The group, which as grown since last summer, is an off-shoot from the 15 people who served on the Island Crest Way Project Citizen Panel last year. The panel, chosen by the city in 2008, spent hours exploring options for improving the Island Crest Way and Merrimount intersection. In the end, the members voted to support the road diet option. According to Newman, the primary motive behind the group’s decision was safety.

“We went to the [Mercer Island] Police Department and KPG [engineering firm] for the data [on ICW accidents and statistics]. The police data was very revealing: ICW is a corridor with lots of accidents, and not just in one or two places,” he said.

The Web site includes tables and statistics, supplied by the MIPD, on the number of accidents along Island Crest Way between 2004-2007, and then in 2007, after the city put in a barrier turning configuration at Merrimount and S.E. 44th Street.

Photographs and detailed visuals are also a key component of the site. There are several photographs and diagrams of the current four-lane Island Crest Way, with explanations of potential accident scenarios and risky areas for bikers and pedestrians. To compare, the site illustrates what ICW would look like as a three-lane configuration. The medium also includes examples of King County thoroughfares that have been changed from four lanes to three lanes. Quotes of praise from city officials about the these changes accompany the photographs. Local examples include Eastlake Avenue East and California Avenue in Seattle, N.E. 116th in Kirkland and N.E. 85th in Redmond.

More than three months of work went into the online project, with the group members splitting up the research and Sam Hickman doing most of the Web design work.

Accuracy, Newman emphasized, was crucial in collecting information for the site.

“We were constantly reassessing and tweaking the information. We asked the city engineers if we did anything that didn’t make sense and their answer was no,” he said.

Nearly all of the information provided comes from MIPD statistics or data that KPG Inc. computed for the city last year.

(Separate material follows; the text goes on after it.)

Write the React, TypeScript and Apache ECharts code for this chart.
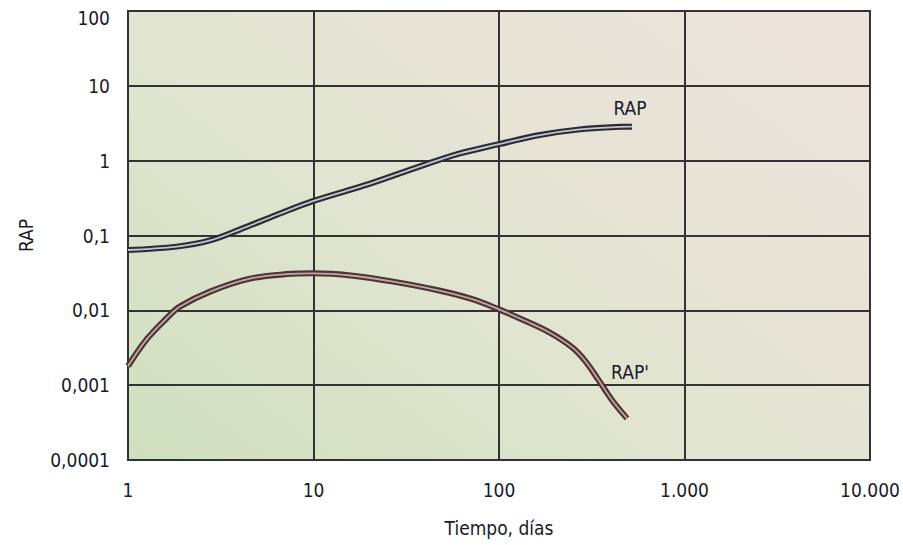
import React, { useEffect, useRef } from "react";
import * as echarts from "echarts";

// Tiempo (días) and RAP values
const rapX = [1, 1.83, 2.77, 4, 6.3, 10, 20, 37.5, 61.6, 100, 166, 273, 449, 521];
const rapY = [0.064, 0.071, 0.086, 0.12, 0.188, 0.29, 0.49, 0.84, 1.25, 1.66, 2.2, 2.62, 2.83, 2.85];

// Tiempo (días) and RAP' values
const rapdX = [1, 1.26, 1.62, 1.9, 2.77, 4.54, 7.18, 10, 16.3, 26.9, 47.6, 71.8, 100, 139, 186, 248, 292, 345, 407, 490];
const rapdY = [0.0018, 0.0041, 0.0079, 0.0112, 0.0178, 0.0265, 0.0305, 0.0312, 0.029, 0.0242, 0.0184, 0.0141, 0.0103, 0.0072, 0.0051, 0.0032, 0.0021, 0.00116, 0.00063, 0.00036];

const xTickLabels = ["1", "10", "100", "1.000", "10.000"]; // 10^0 .. 10^4
const yTickLabels = ["0,0001", "0,001", "0,01", "0,1", "1", "10", "100"]; // 10^-4 .. 10^2

const seriesNames = ["RAP", "RAP'"];

const FONT = "'Liberation Sans Narrow', 'DejaVu Sans Condensed', 'Liberation Sans', sans-serif";
const TXT = "#1a1a28";

export default function App() {
  const ref = useRef<HTMLDivElement>(null);

  useEffect(() => {
    if (!ref.current) return;
    const chart = echarts.init(ref.current, undefined, { renderer: "svg" });
    const pair = (xs: number[], ys: number[]) => xs.map((x, i) => [x, ys[i]]);
    const rapData = pair(rapX, rapY);
    const rapdData = pair(rapdX, rapdY);

    const mk = (name: string, data: number[][], color: string, width: number, z: number) => ({
      name,
      type: "line",
      data,
      smooth: 0.35,
      showSymbol: false,
      symbol: "none",
      z,
      lineStyle: { color, width, cap: "butt", join: "round" },
    });

    chart.setOption({
      animation: false,
      grid: {
        left: 128,
        right: 33,
        top: 11,
        bottom: 85,
        show: true,
        borderColor: "#333333",
        borderWidth: 2,
        backgroundColor: new echarts.graphic.LinearGradient(0, 1, 1, 0.2, [
          { offset: 0, color: "#cfe0be" },
          { offset: 0.45, color: "#e0e4d0" },
          { offset: 1, color: "#ece4dc" },
        ]),
      },
      xAxis: {
        type: "log",
        logBase: 10,
        min: 1,
        max: 10000,
        name: "Tiempo, días",
        nameLocation: "middle",
        nameGap: 58,
        nameTextStyle: { fontFamily: FONT, fontSize: 19, color: TXT },
        axisLine: { show: false },
        axisTick: { show: false },
        axisLabel: {
          margin: 20,
          fontFamily: FONT,
          fontSize: 19,
          color: TXT,
          formatter: (v: number) => xTickLabels[Math.round(Math.log10(v))] ?? "",
        },
        splitLine: { show: true, lineStyle: { color: "#333333", width: 2 } },
      },
      yAxis: {
        type: "log",
        logBase: 10,
        min: 0.0001,
        max: 100,
        name: "RAP",
        nameLocation: "middle",
        nameGap: 93,
        nameRotate: 90,
        nameTextStyle: { fontFamily: FONT, fontSize: 19, color: TXT },
        axisLine: { show: false },
        axisTick: { show: false },
        axisLabel: {
          margin: 18,
          fontFamily: FONT,
          fontSize: 19,
          color: TXT,
          formatter: (v: number) => {
            const k = Math.round(Math.log10(v)) + 4;
            const t = yTickLabels[k] ?? "";
            return k === yTickLabels.length - 1 ? "{top|" + t + "}" : t;
          },
          rich: {
            top: { fontFamily: FONT, fontSize: 19, color: TXT, padding: [14, 0, 0, 0] },
          },
        },
        splitLine: { show: true, lineStyle: { color: "#333333", width: 2 } },
      },
      series: [
        mk(seriesNames[0], rapData, "#2b2b33", 6, 3),
        mk(seriesNames[0] + " inner", rapData, "#c2c5d0", 1.8, 4),
        mk(seriesNames[1], rapdData, "#4a3434", 6, 3),
        mk(seriesNames[1] + " inner", rapdData, "#c6a4a4", 1.8, 4),
      ],
      graphic: [
        {
          type: "text",
          x: 630,
          y: 108,
          style: { text: seriesNames[0], fontFamily: FONT, fontSize: 19, fill: TXT, align: "center", verticalAlign: "middle" },
          z: 10,
        },
        {
          type: "text",
          x: 630,
          y: 372,
          style: { text: seriesNames[1], fontFamily: FONT, fontSize: 19, fill: TXT, align: "center", verticalAlign: "middle" },
          z: 10,
        },
      ],
    });
    return () => chart.dispose();
  }, []);

  return <div ref={ref} style={{ width: 903, height: 545, position: "absolute", left: 0, top: 0 }} />;
}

So far, the Web site has earned much response. More than 160 Islanders have written to the site, expressing their support for a three-lane option. Many of these individuals left online comments explaining their preference for the road diet.

“We’re absolutely happy with the response,” said Newman. “The fact that people are sending us unsolicited comments shows that Islanders want to be part of our list.”

Yet just as many others on Mercer Island vocally oppose the three-way ICW plan.

City Council candidate Ira Appelman has rallied a large group of citizens who are blatantly against the road diet. Instead, Appelman — along with many of his supporters — favor a four-way stoplight at the intersection of Merrimount and S.E. 44th Street.

Asked about the Mercer Island abc Web site, Appelman said that he had not viewed it. Yet he was convinced that most people on the Island are against the road diet proposal.

“If they’re for the road diet, let them focus their attention on the Web. But in my experience, there are very few people for the road diet,” Appelman said. “I’ve talked with lots of people — people I know and people I don’t know — and when I mention the road diet, there’s a lot of anger about it.”

The city has said that a four-way stoplight will cost up to $1.5 million and have little impact on accident rates along the corridor. A road diet would presumably be less.

“The cost to implement the three-lane reconfiguration as recommended in our study relative to upgrading the current ‘experimental’ fix is about the same at plus or minus about $500,000,” Newman said.

Both options are exhibited, compared and contrasted in the “Mercer Island abc” site. The Citizens for a Better Island Crest Way Corridor took care to include all potential options proposed by the city. Informing citizens, after all, is the reason that they created the site in the first place.

The Web site can be visited at: www.mercerislandabc.org.